G'day, beautiful people.
Hey everyone,
Graduated in accounting from a non-target in Canada (how many target schools are there in Canada anyway) in 2012. Got hooked onto finance when I landed my first gig in back office. Left that job and currently working in a small CPA firm.
I'd always considered myself to be average and an average life is what I have manifested so far. But what's the point of living average?
I have a learned a lot from the WSO community and I am here to learn some more and give back.
There's long journey ahead and I intend to make it.
I'm here to push myself until I evolve. From accountant to banker, from chimp to human.
Cheers
Canada and our entire school system sucks. I would know.
From Canada as well eh
Canada sucks eh?? Let me guess, with that name either you're a former Queen's Commie or an Ivey kid. I envy both those groups right now. Would sell my future babies to be at Queen's or Ivey this fall.
Eh, if I knew then what I know now, things would be different. Ivey was too expensive for my working class family even with OSAP. But I'm not making excuses.
But yeah, our system sucks, depending on which system we compare it with.
The closest comparison I could make of our university system is to the No Child Left Behind Act. So fucking dumb.
Agreed, you should probably drop out.
Why are you encouraging me to drop out?
Well, your posts keep popping up everywhere and you keep mentioning your shitty school situation and thinking about dropping out. So if this is having such a negative effect on your life, and you perceive uni/college to have no added value to you, then why waste your time and effort? Drop out.
Well the negative consequences I'm facing are all because I didn't choose to plagiarize a paper for a course. Those who did, got away with it + got SA offers for the summer and are on track to graduating on time. But I took an F in that course while my peers all passed...for handing in a paper they were too fcuking dumb/apathetic to do on their own. So I get held back at school + during recruiting to deal with it...how fucking twisted does that sound. I'm getting held back for not being okay with academic dishonesty but those that are - are in fucking Toronto starting their SA positions soon.
And to top it all off, I don't appreciate the passive-aggressive/harassing gender remarks I get from admin/professors/male peers on a daily basis for wanting to pursue high-finance. Was told there are "plenty of other careers" that can make you alot of money. The gender imbalance in the industry was never a factor for me wanting/not wanting to do finance. But my school's making it a whole giant fucking deal like I apparently cared so much about it in the first place.

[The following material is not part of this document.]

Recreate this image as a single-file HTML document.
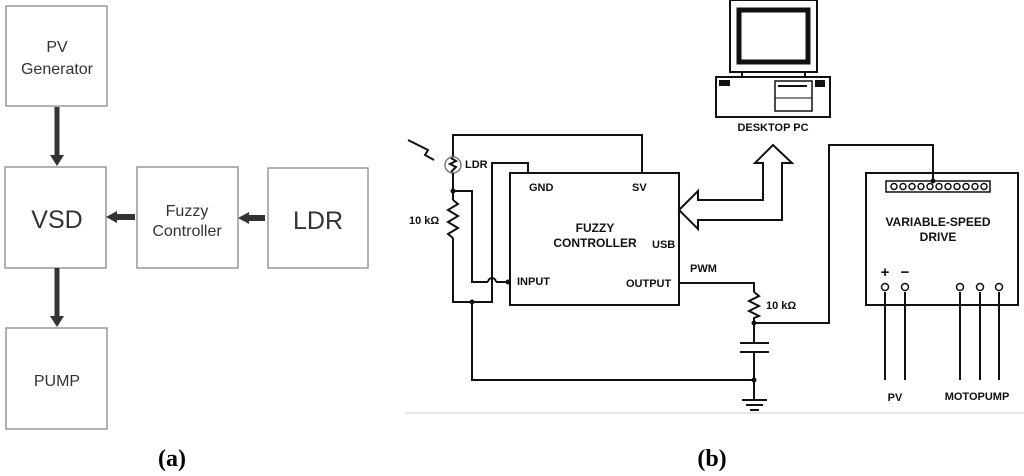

I do think school would add value to my life. I've just gotten way more than my fair share of tough shit to deal with that I don't want to deal anymore. The long drawn out process at school of grade appeals + getting transcript access is going to be fucking ridiculous. If I'm a bitch, I'll just throw the case to the university senate and get those fuckers pulled from their SA positions - haven't made that move yet. And when I bring up how fucked up it is that profs are okay making such aggressive gender remarks at school to the Equity/Harassment Office, I'm told I don't have a case unless I can "prove it" or "provide documentation".
Such fucked up shit. Even more fucked up that the only thing the VP had to say was: "I'm sorry, life gets tough sometimes". Tell me you wouldn't wanna drop out if you were in my shoes.
If I were in you're shoes, I probably would have done everything possible to pass that test/paper/whatever and get an SA in all honesty. It's understandable that you are pissed, but honestly what can you do? Report a few people and get the faculty/student body on your ass so you don't stand a chance of graduating with grades worth anything? Go apeshit on anybody that treats you differently because you're female? It may be fucked up but the VP is right, you had to choose between (minor) dishonesty and your own integrity. You made a choice, now you have to deal with the consequences as unfair as they may seem. Such is life, and it doesn't end after you graduate. Either accept this and find a way to come out of the situation in a position that is conducive to an acceptable future outcome, or drop out/transfer schools/whatever.
Im so sorry for turning your introduction post into...whatever this is.
That's okay. I'm an outspoken person. I get if you don't want to reply to my last post because I'm obviously bringing up excellent points which are hard to argue with. Thanks for listening though. SB'd you for letting me vent.
Not sure if you're being sarcastic regarding the the quality of your arguments, but they sure are difficult to counter while retaining one's sanity.
Welcome
I understand, Anyway, point is, look into ways to not let it get to you so much.
Stuff happens, in the grand scheme of things. As apathetic as it sounds, it's the reality.